Growing Pains

by | Dec 22, 2012

This text was written by my wife, Debra Paulson, whose points of views I share one hundred percent.

 

Trained to look at the bigger picture and to deconstruct what seems to be apparent; I am pushed to apply these ideas to the massacre of children. As a forty plus year resident of Connecticut who only recently moved to Massachusetts, I still feel like a Connecticut-er, and the killings in Sandy Hook affected me in a familial way. These were my people, my state. Any news of people being slaughtered will shock and tear but these were my babies. That is how it feels.

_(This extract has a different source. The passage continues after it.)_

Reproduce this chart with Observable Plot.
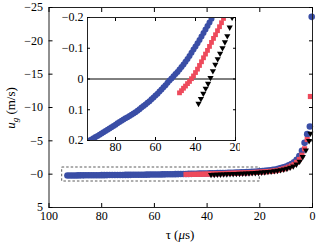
<!DOCTYPE html>
<html><head><meta charset="utf-8">
<script src="https://cdn.jsdelivr.net/npm/d3@7"></script>
<script src="https://cdn.jsdelivr.net/npm/@observablehq/plot@0.6"></script>
<style>
html,body{margin:0;padding:0;background:#fff;}
#wrap{position:relative;width:316px;height:250px;overflow:hidden;font-family:"Liberation Serif","DejaVu Serif",serif;}
#wrap svg{position:absolute;left:0;top:0;}
</style></head><body><div id="wrap"></div>
<script>
// ---- data ----
const blueTau = [93,92,91,90,89,88,87,86,85,84,83,82,81,80,79,78,77,76,75,74,73,72,71,70,69,68,67,66,65,64,63,62,61,60,59,58,57,56,55,54,53,52,51,50,49,48,47,46,45,44,43,42,41,40,39,38,37,36,35,34,33,32,31,30,29,28,27,26,25,24,23,22,21,20,19,18,17,16,15,14,13,12,11,10,9,8,7,6,5,4,3,2,1,0.3];
const blueU = [0.200,0.197,0.193,0.189,0.185,0.181,0.177,0.173,0.169,0.165,0.161,0.157,0.153,0.149,0.144,0.140,0.136,0.132,0.128,0.124,0.120,0.116,0.112,0.108,0.103,0.098,0.093,0.088,0.083,0.077,0.072,0.066,0.060,0.054,0.048,0.041,0.034,0.027,0.020,0.012,0.005,-0.002,-0.009,-0.016,-0.023,-0.031,-0.039,-0.047,-0.056,-0.065,-0.075,-0.085,-0.096,-0.106,-0.116,-0.127,-0.138,-0.150,-0.161,-0.172,-0.184,-0.196,-0.208,-0.22,-0.235,-0.25,-0.265,-0.28,-0.30,-0.32,-0.34,-0.36,-0.39,-0.42,-0.45,-0.49,-0.53,-0.58,-0.64,-0.71,-0.80,-0.90,-1.02,-1.16,-1.32,-1.52,-1.78,-2.15,-2.7,-3.5,-4.7,-6.0,-7.15,-23.6];
const redTau = [48,47,46,45,44,43,42,41,40,39,38,37,36,35,34,33,32,31,30,29,28,27,26,25,24,23,22,21,20,19,18,17,16,15,14,13,12,11,10,9,8,7,6,5,4,3,2,0.8];
const redU = [0.045,0.038,0.030,0.023,0.015,0.008,-0.001,-0.010,-0.021,-0.032,-0.044,-0.056,-0.069,-0.081,-0.093,-0.106,-0.119,-0.132,-0.144,-0.157,-0.170,-0.183,-0.197,-0.21,-0.225,-0.24,-0.26,-0.28,-0.30,-0.33,-0.36,-0.39,-0.43,-0.47,-0.52,-0.58,-0.70,-0.80,-0.92,-1.06,-1.24,-1.46,-1.78,-2.2,-2.85,-3.8,-5.2,-11.65];
const blackTau = [38.5,37.3,36.1,34.9,33.7,32.5,31.3,30.1,28.9,27.7,26.5,25.3,24.1,22.9,21.7,20.5,19.3,18.1,16.9,15.7,14.5,13.3,12.1,10.9,9.7,8.5,7.3,6.1,4.9,3.7,2.5,1.3,0.8];
const blackU = [0.080,0.064,0.047,0.031,0.015,-0.004,-0.026,-0.047,-0.065,-0.083,-0.101,-0.120,-0.140,-0.168,-0.20,-0.235,-0.27,-0.31,-0.36,-0.41,-0.47,-0.54,-0.62,-0.72,-0.84,-1.0,-1.2,-1.48,-1.9,-2.6,-3.6,-5.0,-6.1];

const xTicks = [100,80,60,40,20,0];
const yTicks = [-25,-20,-15,-10,-5,0,5];
const yTickLabels = ["\u221225","\u221220","\u221215","\u221210","\u22125","\u22120","5"];
const insetXTicks = [80,60,40,20];
const insetYTicks = [-0.2,-0.1,0,0.1,0.2];
const insetYTickLabels = ["\u22120.2","\u22120.1","0","0.1","0.2"];
const zoomBox = {tau1: 95, tau2: 20, u1: -1, u2: 1.1};
const insetRef = [0];

const blue = "#3a4ea6", red = "#ee4a5c", black = "#000";
const mk = (t, u) => t.map((d, i) => ({tau: d, u: u[i]}));
const blueData = mk(blueTau, blueU), redData = mk(redTau, redU), blackData = mk(blackTau, blackU);

const font = "'Liberation Serif','Times New Roman','DejaVu Serif',serif";
const wrap = document.getElementById("wrap");

const main = Plot.plot({
  width: 316, height: 250,
  marginLeft: 48.5, marginRight: 4, marginTop: 7, marginBottom: 43,
  style: {fontFamily: font, fontSize: "12px", background: "transparent", color: "#000"},
  x: {domain: [100, 0], label: null},
  y: {domain: [5, -25], label: null},
  marks: [
    Plot.rect([zoomBox], {x1: "tau1", x2: "tau2", y1: "u1", y2: "u2", fill: "none", stroke: "#333", strokeWidth: 0.8, strokeDasharray: "2.5,2"}),
    Plot.dot(blueData, {x: "tau", y: "u", r: 3.3, fill: blue}),
    Plot.dot(redData, {x: "tau", y: "u", r: 2.9, symbol: "square", fill: red}),
    Plot.dot(blackData, {x: "tau", y: "u", r: 2.3, symbol: "triangle", rotate: 180, fill: black}),
    Plot.frame({stroke: "#222"}),
    Plot.axisX(xTicks, {anchor: "bottom", tickSize: 0, tickPadding: 4, label: null, tickFormat: d => String(d)}),
    Plot.axisX(xTicks, {anchor: "bottom", tickSize: -4, tickFormat: () => "", label: null}),
    Plot.axisX(xTicks, {anchor: "top", tickSize: -4, tickFormat: () => "", label: null}),
    Plot.axisY(yTicks, {anchor: "left", tickSize: 0, tickPadding: 6, label: null, tickFormat: (d, i) => yTickLabels[i]}),
    Plot.axisY(yTicks, {anchor: "left", tickSize: -4, tickFormat: () => "", label: null}),
    Plot.axisY(yTicks, {anchor: "right", tickSize: -4, tickFormat: () => "", label: null})
  ]
});
wrap.appendChild(main);

// axis titles
const svg = d3.select(main);
const xl = svg.append("text").attr("x", 180).attr("y", 239).attr("text-anchor", "middle")
  .attr("font-family", font).attr("font-size", 13).attr("fill", "#000");
xl.append("tspan").text("\u03c4 (");
xl.append("tspan").attr("font-style", "italic").text("\u03bc");
xl.append("tspan").text("s)");
const yl = svg.append("text").attr("transform", "translate(15,108) rotate(-90)").attr("text-anchor", "middle")
  .attr("font-family", font).attr("font-size", 13).attr("fill", "#000");
yl.append("tspan").attr("font-style", "italic").text("u");
yl.append("tspan").attr("font-style", "italic").attr("font-size", 9).attr("dy", 3).text("g");
yl.append("tspan").attr("dy", -3).text(" (m/s)");

// inset
const inset = Plot.plot({
  width: 193, height: 152,
  marginLeft: 40, marginRight: 5, marginTop: 11, marginBottom: 18,
  style: {fontFamily: font, fontSize: "12px", background: "transparent", color: "#000"},
  x: {domain: [94, 20], label: null},
  y: {domain: [0.2, -0.2], label: null},
  marks: [
    Plot.frame({fill: "#fff", stroke: "none"}),
    Plot.ruleY(insetRef, {stroke: "#000", strokeWidth: 1}),
    Plot.dot(blueData, {x: "tau", y: "u", r: 3, fill: blue, clip: true}),
    Plot.dot(redData, {x: "tau", y: "u", r: 2.7, symbol: "square", fill: red, clip: true}),
    Plot.dot(blackData, {x: "tau", y: "u", r: 2.3, symbol: "triangle", rotate: 180, fill: black, clip: true}),
    Plot.frame({stroke: "#222"}),
    Plot.axisX(insetXTicks, {anchor: "bottom", tickSize: 0, tickPadding: 2, label: null, tickFormat: d => String(d)}),
    Plot.axisX(insetXTicks, {anchor: "bottom", tickSize: -3, tickFormat: () => "", label: null}),
    Plot.axisX(insetXTicks, {anchor: "top", tickSize: -3, tickFormat: () => "", label: null}),
    Plot.axisY(insetYTicks, {anchor: "left", tickSize: 0, tickPadding: 4, label: null, tickFormat: (d, i) => insetYTickLabels[i]}),
    Plot.axisY(insetYTicks, {anchor: "left", tickSize: -3, tickFormat: () => "", label: null}),
    Plot.axisY(insetYTicks, {anchor: "right", tickSize: -3, tickFormat: () => "", label: null})
  ]
});
inset.style.left = "47px";
inset.style.top = "6px";
wrap.appendChild(inset);
</script>
</body></html>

Beyond the grief, then anger, comes a desire to make sense of it all. Make sense of our society, our nation. Why, I ask myself, are we like this? Why do we need to have guns, and more basically, why is personal freedom so pervasively core to our priorities in this country?

Religious freedom (which, ironically, became intolerance to anything differing from the new religious practice) is the historically taught cornerstone for the establishment of many settlements in the colony of America. But the idea of a place to go away from King and class restrictions had to have been appealing to many of this country’s first settlers. And then there were the amazing natural resources of this country. People came here for opportunity. This is how most, if not all human societies start. One culture usurps another and then works out how it will establish itself and grow. As it matures, it faces and addresses the growing pains of being a society.

The United States, as a nation, is a young society. I think of us as adolescents. We are not children anymore, but we are not adults either. We still think our personal freedoms are more important than what is good for our society as a whole. Like adolescents, we are the center of our universe. Our wants and needs are the most important thing to us. This is not a bad thing; it is the way things grow. Before you can look beyond yourself to establishing your place in the world at large, you must first figure out who you are. That is the role of adolescence.

In the United States, we are figuring out who we are. And like individual adolescents, our black and white ideas are being challenged. Some of us need to feel we are free by being able to own guns, and others of us need to feel free by feeling safe from people owning guns. Whose freedom is the right one? That’s what we are wrestling with now. I have no doubt that, as a society, we will grow and mature like all successful societies have. And that means limiting personal freedoms for the general good of the society as a whole.

After all, if a society cannot keep its children safe from itself, then it has failed its primary purpose—that of perpetuating itself. All successful societies have realized this at some point, and it is at that point that personal freedom has grown up and become collective good.